* _Task details_
Locate every line in the material below that has the word "this". Copy each of those lines.

* _Data lines_
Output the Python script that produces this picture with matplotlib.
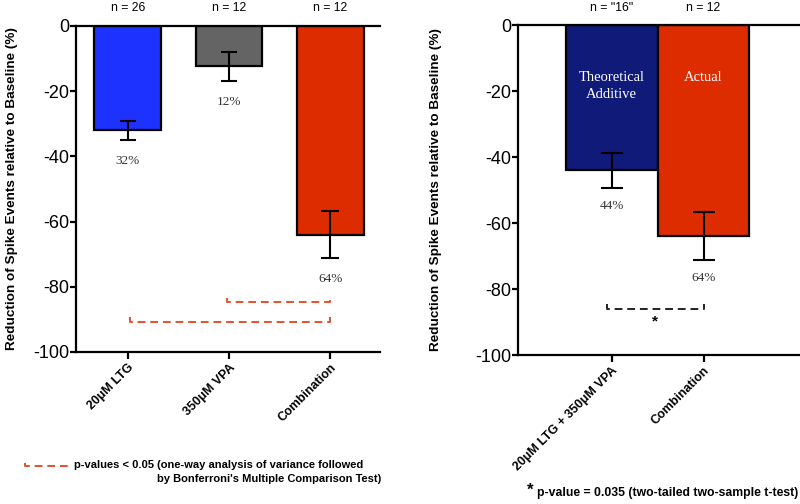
...
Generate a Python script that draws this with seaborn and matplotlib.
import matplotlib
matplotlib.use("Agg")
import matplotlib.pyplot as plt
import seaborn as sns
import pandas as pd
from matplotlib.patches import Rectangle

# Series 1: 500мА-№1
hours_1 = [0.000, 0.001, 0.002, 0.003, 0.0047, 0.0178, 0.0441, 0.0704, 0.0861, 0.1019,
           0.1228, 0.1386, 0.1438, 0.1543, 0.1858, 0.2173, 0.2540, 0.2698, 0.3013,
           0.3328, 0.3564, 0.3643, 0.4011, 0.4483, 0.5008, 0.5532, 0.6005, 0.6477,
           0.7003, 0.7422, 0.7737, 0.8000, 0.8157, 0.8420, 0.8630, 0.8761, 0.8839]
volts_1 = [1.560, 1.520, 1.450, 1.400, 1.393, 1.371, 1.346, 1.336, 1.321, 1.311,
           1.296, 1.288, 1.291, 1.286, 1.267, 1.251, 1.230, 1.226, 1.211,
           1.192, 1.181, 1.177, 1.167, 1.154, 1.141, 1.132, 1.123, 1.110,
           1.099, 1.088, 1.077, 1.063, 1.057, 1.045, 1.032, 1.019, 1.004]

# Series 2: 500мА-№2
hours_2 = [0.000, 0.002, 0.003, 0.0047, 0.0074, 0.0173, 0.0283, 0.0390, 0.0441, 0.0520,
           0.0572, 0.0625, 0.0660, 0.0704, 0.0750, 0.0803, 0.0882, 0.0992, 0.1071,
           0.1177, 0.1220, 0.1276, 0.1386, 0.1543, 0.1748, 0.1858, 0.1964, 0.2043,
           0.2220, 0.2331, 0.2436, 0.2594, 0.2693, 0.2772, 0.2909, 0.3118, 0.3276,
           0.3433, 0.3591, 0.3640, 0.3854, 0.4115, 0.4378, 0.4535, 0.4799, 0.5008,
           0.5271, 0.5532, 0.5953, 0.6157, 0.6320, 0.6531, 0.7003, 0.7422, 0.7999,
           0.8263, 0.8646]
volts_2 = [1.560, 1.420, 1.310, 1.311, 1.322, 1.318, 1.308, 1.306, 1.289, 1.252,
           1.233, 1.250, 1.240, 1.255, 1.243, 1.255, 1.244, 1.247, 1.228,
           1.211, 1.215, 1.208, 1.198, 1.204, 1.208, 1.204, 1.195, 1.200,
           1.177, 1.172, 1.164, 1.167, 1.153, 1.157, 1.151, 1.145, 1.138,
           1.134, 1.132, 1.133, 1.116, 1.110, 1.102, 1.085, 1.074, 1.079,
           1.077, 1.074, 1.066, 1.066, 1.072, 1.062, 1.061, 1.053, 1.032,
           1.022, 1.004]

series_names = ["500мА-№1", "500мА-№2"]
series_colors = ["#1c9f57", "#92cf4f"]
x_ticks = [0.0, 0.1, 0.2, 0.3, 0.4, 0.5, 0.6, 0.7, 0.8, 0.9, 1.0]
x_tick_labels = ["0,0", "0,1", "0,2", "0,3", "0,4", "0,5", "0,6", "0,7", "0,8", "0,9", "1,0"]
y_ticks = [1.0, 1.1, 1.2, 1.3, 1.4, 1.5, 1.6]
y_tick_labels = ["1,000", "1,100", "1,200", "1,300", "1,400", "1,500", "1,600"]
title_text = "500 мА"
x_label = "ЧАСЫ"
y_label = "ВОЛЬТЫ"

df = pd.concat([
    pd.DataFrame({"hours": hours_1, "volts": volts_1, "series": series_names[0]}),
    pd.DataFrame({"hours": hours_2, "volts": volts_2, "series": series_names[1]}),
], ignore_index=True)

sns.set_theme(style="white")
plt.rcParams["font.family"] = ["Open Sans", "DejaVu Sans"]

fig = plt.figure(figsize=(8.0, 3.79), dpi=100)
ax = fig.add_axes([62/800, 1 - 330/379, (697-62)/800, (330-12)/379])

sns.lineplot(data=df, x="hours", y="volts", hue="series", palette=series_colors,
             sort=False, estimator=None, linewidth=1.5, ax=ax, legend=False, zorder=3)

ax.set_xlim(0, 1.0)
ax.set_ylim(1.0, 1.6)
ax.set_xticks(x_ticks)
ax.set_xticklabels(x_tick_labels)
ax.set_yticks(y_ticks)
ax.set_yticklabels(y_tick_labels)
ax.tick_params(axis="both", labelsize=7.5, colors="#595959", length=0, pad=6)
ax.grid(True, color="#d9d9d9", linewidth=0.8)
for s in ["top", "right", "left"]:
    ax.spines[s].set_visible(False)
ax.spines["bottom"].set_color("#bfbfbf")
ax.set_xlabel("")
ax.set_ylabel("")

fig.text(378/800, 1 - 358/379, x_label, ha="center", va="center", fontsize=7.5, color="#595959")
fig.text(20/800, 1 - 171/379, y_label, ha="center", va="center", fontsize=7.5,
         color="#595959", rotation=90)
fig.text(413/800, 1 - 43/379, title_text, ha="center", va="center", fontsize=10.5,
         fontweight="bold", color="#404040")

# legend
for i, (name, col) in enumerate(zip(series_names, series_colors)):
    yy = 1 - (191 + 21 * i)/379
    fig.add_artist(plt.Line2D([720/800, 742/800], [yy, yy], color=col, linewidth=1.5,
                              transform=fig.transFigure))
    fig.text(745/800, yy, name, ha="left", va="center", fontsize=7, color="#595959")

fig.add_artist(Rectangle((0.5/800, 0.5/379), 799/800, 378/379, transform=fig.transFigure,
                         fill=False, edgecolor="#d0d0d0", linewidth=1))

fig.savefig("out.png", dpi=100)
---
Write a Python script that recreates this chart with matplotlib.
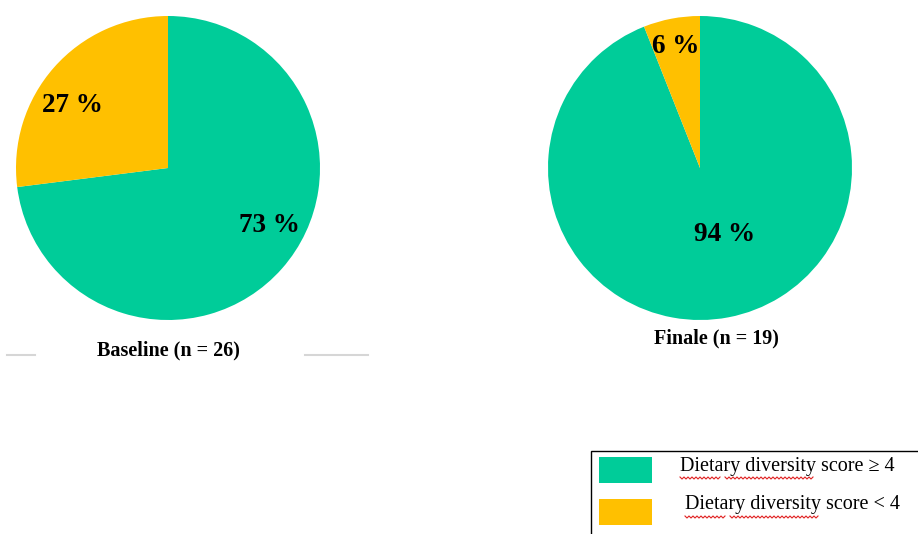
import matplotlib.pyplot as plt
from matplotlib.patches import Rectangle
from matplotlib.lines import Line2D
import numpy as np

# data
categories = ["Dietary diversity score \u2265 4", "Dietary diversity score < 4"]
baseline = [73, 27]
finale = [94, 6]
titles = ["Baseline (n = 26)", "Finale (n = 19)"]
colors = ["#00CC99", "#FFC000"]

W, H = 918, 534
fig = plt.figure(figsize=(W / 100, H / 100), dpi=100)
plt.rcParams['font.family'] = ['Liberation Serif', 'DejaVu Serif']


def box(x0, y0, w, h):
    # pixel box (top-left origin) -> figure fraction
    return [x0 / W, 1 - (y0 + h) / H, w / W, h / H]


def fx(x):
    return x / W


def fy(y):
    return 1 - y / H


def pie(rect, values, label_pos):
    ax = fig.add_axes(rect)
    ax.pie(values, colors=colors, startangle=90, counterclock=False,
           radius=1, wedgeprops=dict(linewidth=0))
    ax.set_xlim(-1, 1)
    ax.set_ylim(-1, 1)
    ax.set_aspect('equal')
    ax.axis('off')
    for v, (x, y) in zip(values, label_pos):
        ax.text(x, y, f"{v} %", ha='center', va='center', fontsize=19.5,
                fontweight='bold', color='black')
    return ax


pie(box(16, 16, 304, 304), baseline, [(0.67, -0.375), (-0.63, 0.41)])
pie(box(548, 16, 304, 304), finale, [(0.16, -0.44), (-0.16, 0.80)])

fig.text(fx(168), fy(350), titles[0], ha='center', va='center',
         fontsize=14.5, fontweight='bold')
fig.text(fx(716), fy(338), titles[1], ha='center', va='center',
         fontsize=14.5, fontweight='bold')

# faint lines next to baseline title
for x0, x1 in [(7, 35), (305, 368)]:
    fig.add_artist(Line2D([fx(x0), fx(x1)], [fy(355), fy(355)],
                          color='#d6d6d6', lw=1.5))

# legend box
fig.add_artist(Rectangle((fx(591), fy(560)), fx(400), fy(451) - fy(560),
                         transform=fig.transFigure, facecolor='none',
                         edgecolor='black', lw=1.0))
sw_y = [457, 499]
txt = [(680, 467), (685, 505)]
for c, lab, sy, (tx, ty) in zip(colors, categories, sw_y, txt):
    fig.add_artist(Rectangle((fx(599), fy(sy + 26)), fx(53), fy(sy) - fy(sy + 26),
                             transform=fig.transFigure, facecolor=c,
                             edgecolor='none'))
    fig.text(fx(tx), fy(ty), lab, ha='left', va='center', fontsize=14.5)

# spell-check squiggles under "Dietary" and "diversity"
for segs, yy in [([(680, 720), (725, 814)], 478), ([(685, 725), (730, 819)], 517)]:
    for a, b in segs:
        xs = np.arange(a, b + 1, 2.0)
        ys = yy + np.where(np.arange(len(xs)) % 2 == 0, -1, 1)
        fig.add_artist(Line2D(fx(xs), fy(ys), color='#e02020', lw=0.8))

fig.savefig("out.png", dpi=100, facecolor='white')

* _Final result_
Output the Python script that produces this picture with matplotlib.
Generate a Python script that draws this with seaborn and matplotlib.
Write a Python script that recreates this chart with matplotlib.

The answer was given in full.